There are also other functions that are sometimes but not always performed by crossovers, and we may list them all as follows, roughly in order of importance:

  1. Splitting the audio spectrum into two, three, or occasionally more bands
  2. Equalisation to correct drive unit frequency responses
  3. Correction for unmatched drive unit sensitivities
  4. The introduction of time delays into the crossover outputs to correct for the physical alignment of drive units
  5. Equalisation to correct for interactions between drive units and the enclosure, for example, diffraction compensation
  6. Equalisation to correct for loudspeaker-room interactions, such as operating in half-space as opposed to quarter-space
  7. Enhancement of the natural LF response of the bass drive unit and enclosure by applying controlled bass boost

Most of these functions are equally applicable to both passive and active crossovers, but the time-delay function is rarely implemented in passive crossovers because it requires a lot of expensive components and involves significant power losses.
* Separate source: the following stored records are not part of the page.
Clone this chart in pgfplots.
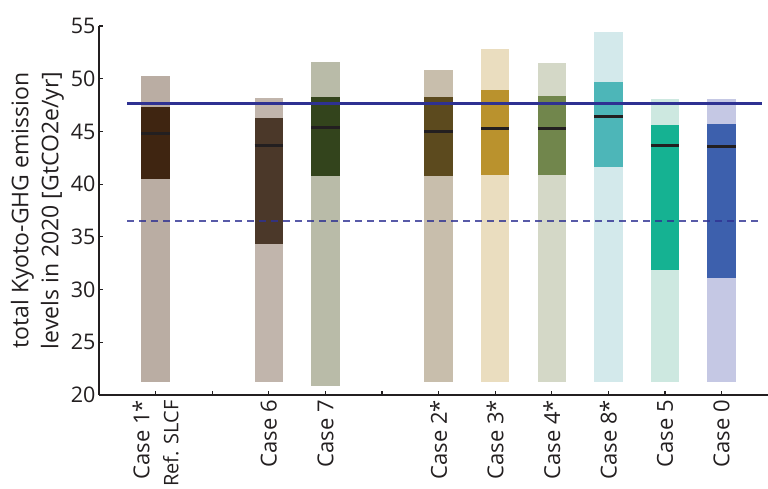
\documentclass[border=0pt]{standalone}
\usepackage{fontspec}
\setmainfont{Open Sans}
\usepackage{pgfplots}
\pgfplotsset{compat=1.18}
\definecolor{axiscol}{HTML}{231F20}
\definecolor{medcol}{HTML}{231F20}
\definecolor{bluecol}{HTML}{2E3192}
\definecolor{aL}{HTML}{BAADA3}\definecolor{aD}{HTML}{3F2511}
\definecolor{bL}{HTML}{C1B5AC}\definecolor{bD}{HTML}{4B3829}
\definecolor{cL}{HTML}{B9BBA8}\definecolor{cD}{HTML}{33441C}
\definecolor{dL}{HTML}{C8BEAC}\definecolor{dD}{HTML}{5C4A1E}
\definecolor{eL}{HTML}{EADDBF}\definecolor{eD}{HTML}{BA922D}
\definecolor{fL}{HTML}{D4D8C7}\definecolor{fD}{HTML}{71864C}
\definecolor{gL}{HTML}{D3E9EB}\definecolor{gD}{HTML}{4DB6B8}
\definecolor{hL}{HTML}{CDE8E0}\definecolor{hD}{HTML}{15B292}
\definecolor{iL}{HTML}{C5C8E4}\definecolor{iD}{HTML}{3D60AD}
% #1 left, #2 right, #3 low, #4 q1, #5 median, #6 q3, #7 high, #8 light, #9 dark
\newcommand{\casebar}[9]{%
  \addplot[draw=none, fill=#8, forget plot] coordinates {(#1,#3) (#2,#3) (#2,#7) (#1,#7)} -- cycle;
  \addplot[draw=none, fill=#9, forget plot] coordinates {(#1,#4) (#2,#4) (#2,#6) (#1,#6)} -- cycle;
  \addplot[draw=medcol, line width=2.7pt, forget plot] coordinates {(#1,#5) (#2,#5)};
}
\begin{document}
\begin{tikzpicture}
\begin{axis}[
  name=ax,
  scale only axis,
  width=669pt, height=369pt,
  xmin=0, xmax=11.82,
  ymin=20, ymax=55,
  axis x line*=bottom, axis y line*=left,
  axis line style={-, line width=1.6pt, color=axiscol},
  tick style={line width=1.2pt, color=axiscol},
  major tick length=4pt,
  tick align=inside,
  ytick={20,25,...,55},
  xtick={1,2,3,4,5,6,7,8,9,10,11},
  xticklabels={{Case 1*\\{\fontsize{20}{22}\selectfont Ref. SLCF}},{},Case 6,Case 7,{},Case 2*,Case 3*,Case 4*,Case 8*,Case 5,Case 0},
  xticklabel style={rotate=90, anchor=east, align=right, inner sep=5pt, font=\fontsize{22}{29}\selectfont, text=axiscol},
  yticklabel style={font=\fontsize{21.5}{22}\selectfont, text=axiscol},
  /pgf/number format/assume math mode=true,
  ylabel={total Kyoto-GHG emission\\levels in 2020 [GtCO2e/yr]},
  ylabel style={align=center, font=\fontsize{23}{30}\selectfont, text=axiscol},
  clip=false,
]
\casebar{0.75}{1.25}{21.26}{40.49}{44.83}{47.32}{50.24}{aL}{aD}
\casebar{2.75}{3.25}{21.26}{34.33}{43.69}{46.28}{48.21}{bL}{bD}
\casebar{3.75}{4.25}{20.85}{40.81}{45.39}{48.27}{51.55}{cL}{cD}
\casebar{5.75}{6.25}{21.26}{40.78}{45.00}{48.27}{50.80}{dL}{dD}
\casebar{6.75}{7.25}{21.26}{40.87}{45.30}{48.94}{52.80}{eL}{eD}
\casebar{7.75}{8.25}{21.26}{40.87}{45.30}{48.36}{51.50}{fL}{fD}
\casebar{8.75}{9.25}{21.26}{41.63}{46.44}{49.70}{54.47}{gL}{gD}
\casebar{9.75}{10.25}{21.26}{31.86}{43.69}{45.60}{48.08}{hL}{hD}
\casebar{10.75}{11.25}{21.26}{31.10}{43.59}{45.70}{48.08}{iL}{iD}
\addplot[draw=bluecol, line width=2.2pt] coordinates {(0.5,47.64) (11.72,47.64)};
\addplot[draw=bluecol, line width=1.5pt, dash pattern=on 7pt off 5pt, opacity=0.8] coordinates {(0.5,36.51) (11.72,36.51)};
\end{axis}
\pgfresetboundingbox
\path[use as bounding box] ([xshift=-99pt,yshift=-94pt]ax.south west) rectangle ([yshift=26pt]ax.north east);
\end{tikzpicture}
\end{document}
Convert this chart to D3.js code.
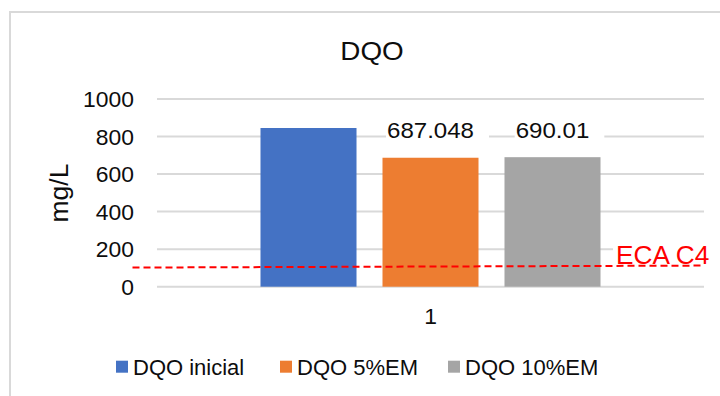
<!DOCTYPE html>
<html>
<head>
<meta charset="utf-8">
<script src="https://cdn.jsdelivr.net/npm/d3@7"></script>
<style>
  html, body { margin: 0; padding: 0; background: #fff; }
  svg { display: block; font-family: "Liberation Sans", Arial, sans-serif; }
</style>
</head>
<body>
<svg id="chart" width="720" height="396"></svg>
<script>
// Chart data
const categories = ["1"];
const seriesNames = ["DQO inicial", "DQO 5%EM", "DQO 10%EM"];
const seriesValues = [845.5, 687.048, 690.01];
const seriesLabels = [null, "687.048", "690.01"];
const seriesColors = ["#4472c4", "#ed7d31", "#a5a5a5"];
const yTicks = [0, 200, 400, 600, 800, 1000];
const ecaLevels = [102, 112.5];   // reference line, left and right ends
const ecaLabel = "ECA C4";
const titleText = "DQO";
const yAxisTitle = "mg/L";

const svg = d3.select("#chart");
const plot = { left: 157, right: 704, top: 99, bottom: 286.7 };
const textColor = "#0d0d0d";
const gridColor = "#d9d9d9";

// Outer frame of the chart area
svg.append("rect")
  .attr("x", 10).attr("y", 12)
  .attr("width", 760).attr("height", 420)
  .attr("fill", "#fff")
  .attr("stroke", gridColor).attr("stroke-width", 2);

// Helper: text stretched slightly horizontally around its anchor
function stretchedText(parent, x, y, str, size, anchor, sx, color) {
  return parent.append("text")
    .attr("transform", `translate(${x},${y}) scale(${sx},1)`)
    .attr("text-anchor", anchor)
    .attr("font-size", size)
    .attr("fill", color || textColor)
    .text(str);
}

const y = d3.scaleLinear().domain([0, 1000]).range([plot.bottom, plot.top]);
const x0 = d3.scaleBand().domain(categories).range([plot.left, plot.right])
  .paddingInner(0).paddingOuter(0.3044);
const x1 = d3.scaleBand().domain(seriesNames).range([0, x0.bandwidth()])
  .paddingInner(0.213).paddingOuter(0);

// Gridlines
svg.append("g").selectAll("line").data(yTicks).join("line")
  .attr("x1", plot.left).attr("x2", plot.right)
  .attr("y1", d => y(d)).attr("y2", d => y(d))
  .attr("stroke", gridColor).attr("stroke-width", 2);

// Y tick labels
const yAxisG = svg.append("g");
yTicks.forEach(t => {
  stretchedText(yAxisG, 134, y(t) + 8, String(t), 22, "end", 1.04);
});

// Y axis title
svg.append("text")
  .attr("transform", `translate(67.5,193) rotate(-90)`)
  .attr("text-anchor", "middle")
  .attr("font-size", 26.5)
  .attr("fill", textColor)
  .text(yAxisTitle);

// Title
stretchedText(svg, 372, 59.5, titleText, 26.5, "middle", 1.05);

// Bars
const barsG = svg.append("g");
categories.forEach(cat => {
  seriesNames.forEach((name, i) => {
    barsG.append("rect")
      .attr("x", x0(cat) + x1(name))
      .attr("y", y(seriesValues[i]))
      .attr("width", x1.bandwidth())
      .attr("height", y(0) - y(seriesValues[i]))
      .attr("fill", seriesColors[i]);
  });
});

// Category label
stretchedText(svg, x0(categories[0]) + x0.bandwidth() / 2, 323.5, categories[0], 22, "middle", 1.04);

// Data labels with white boxes behind them
const labelsG = svg.append("g");
seriesNames.forEach((name, i) => {
  if (!seriesLabels[i]) return;
  const cx = x0(categories[0]) + x1(name) + x1.bandwidth() / 2;
  const g = labelsG.append("g");
  const bg = g.append("rect").attr("fill", "#fff");
  const t = stretchedText(g, cx, 137.7, seriesLabels[i], 22.5, "middle", 1.07);
  const w = t.node().getComputedTextLength() * 1.07;
  bg.attr("x", cx - w / 2 - 1).attr("y", 118).attr("width", w + 16).attr("height", 23);
});

// ECA C4 reference line
const ecaLeft = plot.left - 24.5;
const ecaRight = plot.right - 1;
svg.append("line")
  .attr("x1", ecaLeft).attr("x2", ecaRight)
  .attr("y1", y(ecaLevels[0])).attr("y2", y(ecaLevels[1]))
  .attr("stroke", "#ff0000").attr("stroke-width", 2)
  .attr("stroke-dasharray", "7,4");

// ECA C4 label
svg.append("rect").attr("x", 613).attr("y", 245).attr("width", 100).attr("height", 17).attr("fill", "#fff");
stretchedText(svg, 616, 263.5, ecaLabel, 25, "start", 1.05, "#ff0000");

// Legend
const legendX = [116, 280, 448];
const legendG = svg.append("g");
seriesNames.forEach((name, i) => {
  legendG.append("rect")
    .attr("x", legendX[i]).attr("y", 360.7)
    .attr("width", 12).attr("height", 12)
    .attr("fill", seriesColors[i]);
  legendG.append("text")
    .attr("x", legendX[i] + 17).attr("y", 375.3)
    .attr("font-size", 22)
    .attr("fill", textColor)
    .text(name);
});
</script>
</body>
</html>
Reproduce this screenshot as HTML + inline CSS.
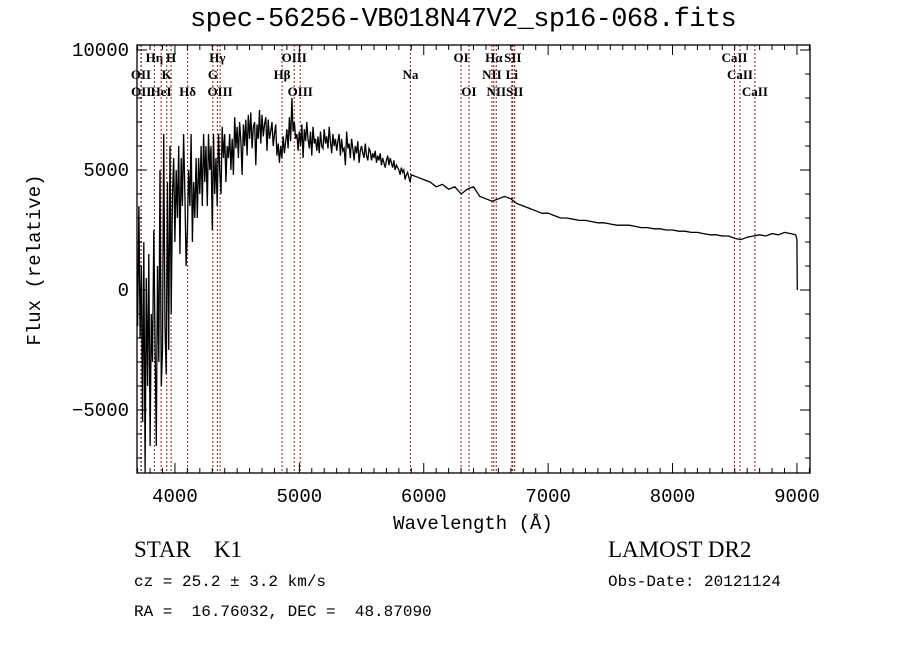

The need for any crossover at all is rooted in the impracticability of making a drive unit that can handle the whole ten-octave audio spectrum satisfactorily. This is not merely because the technology of loudspeaker construction is inadequate, but is also based on some basic physics. Ideally the acoustic output of a loudspeaker would come from a single point; with such a source the sound field is uniform, because there can be no interference effects that result from multiple sources, or from a source of finite size.

Image via Flickr user Peter Robsjerg

A tweeter has a small physical size, with a dome usually around an inch (2 or 3 cm) in diameter, and approximates fairly well to a point source. This technology works very well for high frequencies, say down to 1 kHz, but is hopelessly inadequate for bass reproduction because such a small area cannot move much air, and to reproduce bass frequencies you need to move a lot of it. Low-frequency drive units are therefore of much greater diameter, up to 12 inches for domestic hi-fi and up to 18 inches or more for sound-reinforcement applications. As cone area is proportional to the square of diameter, a 12-inch drive unit has 144 times the area of a typical tweeter, and an 18-inch unit has 324 times the area.

It is not at present technically possible to make a big low-frequency drive unit that works accurately up to 20 kHz, because as the frequency increases the cone ceases to move as a unit-it is not one of those most desirable “infinitely rigid pistons” that are always cropping up in loudspeaker theory but never in manufacturer’s catalogues. This effect is often called “cone break-up” not because the cone physically falls apart but because, due to its finite stiffness, with rising frequency its surface divides up into separate areas of vibration. This unhappy state of affairs is put to advantage in so-called “full-range” loudspeakers which have a “parasitic tweeter” in the form of a small cone, attached to the voice coil. The idea is that at higher frequencies the main cone does its own thing and is effectively decoupled from the voice coil and the tweeter cone, allowing the latter to radiate high frequencies without being restrained by the much greater mass of the main cone; what you might call a mechanical crossover. As you might imagine, there are many compromises involved in such a simple arrangement and the response is generally much inferior to a good two-way loudspeaker with separate bass unit and tweeter.

Nonetheless, the field of audio being what it is, there are a certain number of hi-fi enthusiasts who advocate full-range speakers for various reasons. Eliminating a passive crossover naturally increases power efficiency (as none is lost in the crossover components) and reduces cost.